Tuesday, July 5, 2016

Why Windows 10 Can Suck It

When I think of Windows 10 many, many thoughts come to mind with frustration over the dishonest, forceful, and generally unacceptable ways Microsoft has pushed the upgrade to Windows 10 probably the most prevalent of them. I have two Windows 7 machines, and a Windows 10 Surface Pro 3 (more on the Surface Pro 3 experience during another post) and honestly I don't usually mind  upgrading operating systems if the one I'm upgrading to is decent and gets good reviews. I had Windows XP, skipped the hell out of Vista, went to Windows 7 (Vista Service Pack 2?) and then stayed the hell away from Windows 8. Windows 10 seems decent enough, at least from an operating standpoint but in addition to the underhanded antics of Microsoft in regard to the upgrade, the inclusion of the information tracking and data mining for Cortana and the mobile version of Windows 10 (even though it was a desktop/tablet installation) just rubbed me the wrong way. I found a way around that though, in that I decided to install Windows 10 on a separate raid in my main PC and only have it look at the main raid drive where I would install Windows 10 specific games and dual boot between that and Windows 7. Perhaps not 100% full proof but it alleviated most of my concern and frustration.

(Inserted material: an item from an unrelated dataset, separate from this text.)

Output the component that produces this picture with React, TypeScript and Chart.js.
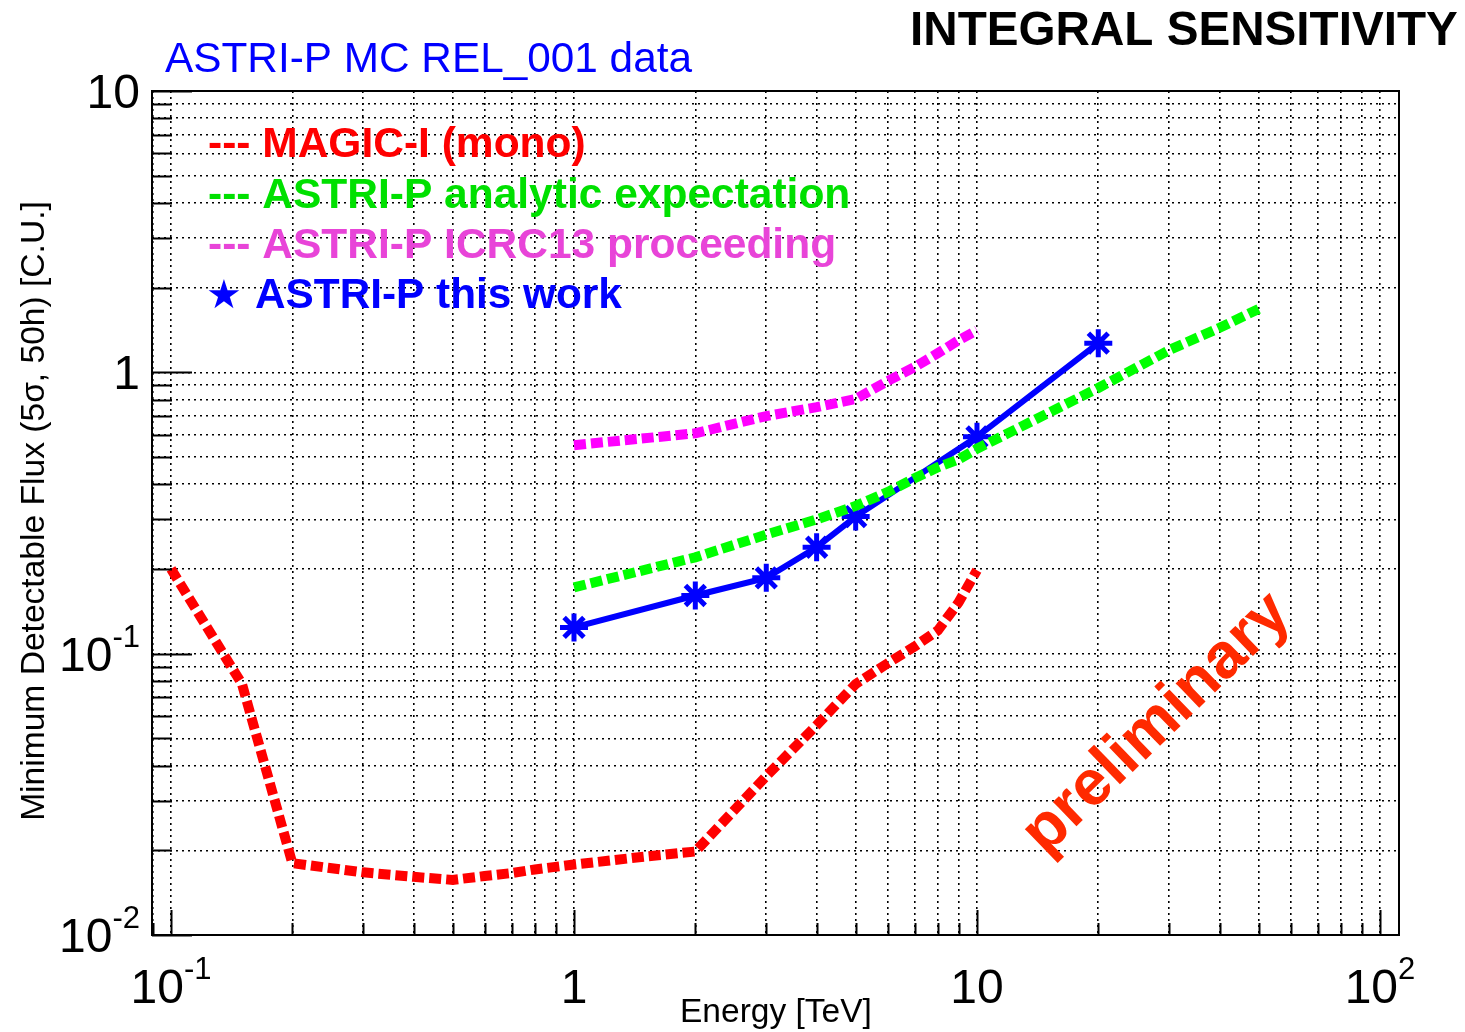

That was, until, I read an article about how Microsoft lost a lawsuit for making their Windows 10 update prompt accept the BIG RED X as acknowledgement that the user wanted to install Windows 10. Yes, the "Close" X suddenly became "YEP, DO IT" for the Windows 10 upgrade prompt only. Sorry for my language but that is bullshit. Once I read that, my other frustrations such as the idea of yearly OS upgrades that force subsequent hardware upgrades, just like the loop today's mobile industry is in, and the supposed concept that suddenly I'm going to be lugging my desktop around in my pocket like a phone, flared back to life and I decided that no amount of future games is worth becoming another "successful Windows 10 upgrade" stat for Microsoft. So no, it won't make any difference to them, or their bottom line, but damnit, this mole will not be bought and will stand firm against such tactics and corporate policy!